We first had this sun-dried tomato basil cream sauce a few years ago at my family's house in Alpine. It quickly became Sam's favorite, and whenever it was his birthday, he'd request that Krysti make it for him. I finally wised up and got the recipe from her. The rest is history, as they say. Sam requests it for every single birthday. And Father's Day. And Valentine's Day. And holiday of any kind. And every week when I'm making a grocery list and ask what he wants to eat. Last week we had it just because it was Monday.

In fact, if you've been over for dinner in the last year, chances are we've served you this dish. Or homemade Cafe Rio. We're currently on a homemade Cafe Rio kick.

I can't begin to explain how good this recipe is. First, I start with chicken tenderloins, coat them in crunchy Italian breadcrumbs, and bake them until the chicken falls apart in your mouth. Then, I top it with sun-dried tomato basil sauce. The sauce is easy to make and full of flavorful garlic, sweet basil, delicious cream, melted parmesan cheese, and pops of sun-dried tomatoes (which I don't usually like, but trust me, they are so good in this recipe). Last, I drizzle the sauce over the chicken, add some rice pilaf and whatever baked vegetable I'm in the mood for, et voila. Heaven in my mouth.

Here's the recipe. It was originally adapted from The Girl Who Ate Everything, but I've changed it enough over the years that I claim it as my own. (In my apparently-not-humble-at-all opinion, I've managed to make it both easier and more delicious.)

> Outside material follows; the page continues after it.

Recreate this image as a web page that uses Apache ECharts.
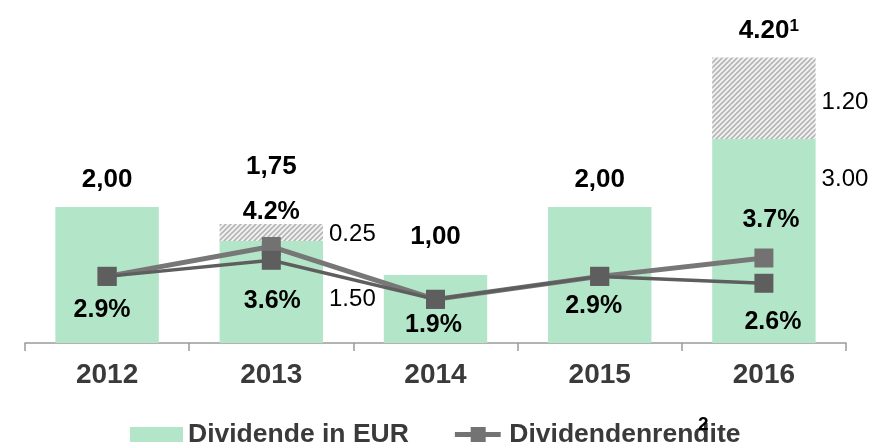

You're welcome in advance.

SUN-DRIED TOMATO BASIL CREAM SAUCE
serves 4-6

INGREDIENTS:
6 Tbs butter, divided
6 chicken tenderloins, thawed (or 3 large chicken breasts cut in half lengthwise)
1/2 cup Italian breadcrumbs
2 cloves garlic, crushed
1 cup chicken broth (or 1 chicken bouillon cube dissolved in 1 cup water)
2 cups heavy whipping cream
3/4 cup sun-dried tomatoes, chopped
1 cup grated parmesan cheese
1/2 cup chopped fresh basil
1/2 tsp black pepper

DIRECTIONS:

THE CHICKEN: Preheat the oven to 375. Melt 3 Tbs butter in a bowl and put breadcrumbs in a second bowl. Dip chicken tenderloins in the butter and then coat with breadcrumbs. Place each coated chicken piece in a baking dish (I use an ungreased 11x7 baking dish).  Cook in oven for about an hour, or until crispy on edges and very tender in the middle.

THE SAUCE: Melt 3 Tbs butter on a large saucepan over medium high heat. Add crushed garlic and cook for 30 seconds or until fragrant. Stir in chicken broth and bring to a boil. Stir in cream and sun-dried tomatoes; bring to a boil and stir for 1 minute. Reduce heat to low. Add parmesan cheese, basil and pepper. Heat through.

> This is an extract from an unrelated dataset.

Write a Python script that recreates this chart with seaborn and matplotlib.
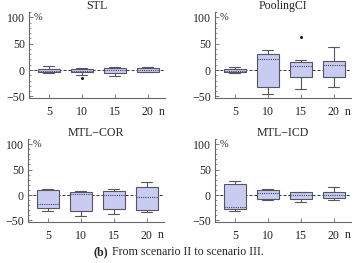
import numpy as np
import pandas as pd
import seaborn as sns
import matplotlib.pyplot as plt
from matplotlib.ticker import MultipleLocator
from matplotlib.transforms import blended_transform_factory

# sample sizes on the x axis
n_values = [5, 10, 15, 20]
panel_titles = ["STL", "PoolingCI", "MTL\u2212COR", "MTL\u2212ICD"]

# five-number summaries per box: [min, q1, median, q3, max]
stl = [[-6, -4.5, -1, 2.5, 7],
       [-9, -4, -1, 2.5, 4],
       [-12, -5, 0, 4, 6],
       [-4, -3, 0, 3, 5.5]]
pooling = [[-5, -4, -1, 2.5, 5],
           [-45, -33, 21, 31, 38],
           [-35, -14, 8, 15, 19],
           [-33, -13, 10, 17, 44]]
mtl_cor = [[-32, -26, -18, 9, 12],
           [-41, -31, 2, 6.5, 8],
           [-37, -28, 1, 8.5, 12],
           [-33, -30, -3, 15, 25]]
mtl_icd = [[-31, -28, -24, 21, 27],
           [-10, -8.5, 4, 10, 12],
           [-13, -7, 0, 5, 6],
           [-10, -6.5, 0.5, 5, 15]]
all_panels = [stl, pooling, mtl_cor, mtl_icd]

# outlying points (n, value) per panel
outliers = [([10], [-16]), ([15], [63]), ([], []), ([], [])]

sns.set_style("ticks")
plt.rcParams["font.family"] = ["Liberation Serif", "DejaVu Serif"]
fs = 8.6
plt.rcParams["font.size"] = fs

W, H = 357, 263
fig = plt.figure(figsize=(W / 100, H / 100), dpi=100)

# axes boxes in pixels: left, right, top, bottom
boxes = [(29, 165, 12, 98), (215, 351, 12, 98),
         (28, 164, 139, 222), (215, 351, 139, 222)]

fill = "#c9cbf0"
edge = "#555560"

for i, (l, r, t, b) in enumerate(boxes):
    ax = fig.add_axes([l / W, 1 - b / H, (r - l) / W, (b - t) / H])
    rows = []
    for n, summ in zip(n_values, all_panels[i]):
        for v in summ:
            rows.append((n, v))
    df = pd.DataFrame(rows, columns=["n", "v"])
    ax.axhline(0, color="#333333", lw=0.7, ls=(0, (3, 2)), zorder=0.5)
    sns.boxplot(data=df, x="n", y="v", native_scale=True, whis=(0, 100),
                width=0.68, color=fill, linecolor=edge, linewidth=0.8,
                fliersize=0, saturation=1,
                medianprops=dict(ls=(0, (1, 1)), color="#404070", lw=0.8),
                ax=ax)
    ox, oy = outliers[i]
    if ox:
        ax.scatter(ox, oy, s=1.5, color="#222222", zorder=3)

    ax.set_xlim(2, 22.6)
    ax.set_ylim(-53, 110)
    ax.set_xticks(n_values)
    ax.set_xticklabels([str(v) for v in n_values])
    ax.set_yticks([-50, 0, 50, 100])
    ax.set_yticklabels(["\u221250", "0", "50", "100"])
    ax.yaxis.set_minor_locator(MultipleLocator(10))
    ax.set_xlabel("")
    ax.set_ylabel("")
    for s in ["top", "right"]:
        ax.spines[s].set_visible(False)
    for s in ["left", "bottom"]:
        ax.spines[s].set_color("#666666")
        ax.spines[s].set_linewidth(0.8)
    ax.tick_params(axis="both", which="major", direction="in", length=3,
                   width=0.6, color="#666666", labelsize=fs, pad=3)
    ax.tick_params(axis="x", which="major", pad=6)
    ax.tick_params(axis="y", which="minor", direction="in", length=1.5,
                   width=0.5, color="#666666")
    ax.set_title(panel_titles[i], fontsize=fs, pad=0)
    tr = blended_transform_factory(ax.transAxes, ax.transData)
    ax.text(0.035, 100, "%", transform=tr, va="center", ha="left", fontsize=7.5)
    ax.text(1.0, -0.09, "n", transform=ax.transAxes, va="top", ha="right",
            fontsize=fs)

fig.text(93 / W, 1 - 252 / H, "(b)", fontweight="bold", va="center",
         ha="left", fontsize=fs)
fig.text(112 / W, 1 - 252 / H, "From scenario II to scenario III.",
         va="center", ha="left", fontsize=fs)

fig.savefig("out.png", dpi=100)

Drizzle the sauce over the chicken and serve with this rice pilaf and roasted broccoli or zucchini. And if some sauce accidentally gets on the rice pilaf, well, there's really nothing you can do except eat it (and rejoice in the excuse for added sauce).

Yummmmm. Sam just took the last of the leftovers to work today, which is a shame because looking at these pictures makes me wish I was having it again for dinner tonight.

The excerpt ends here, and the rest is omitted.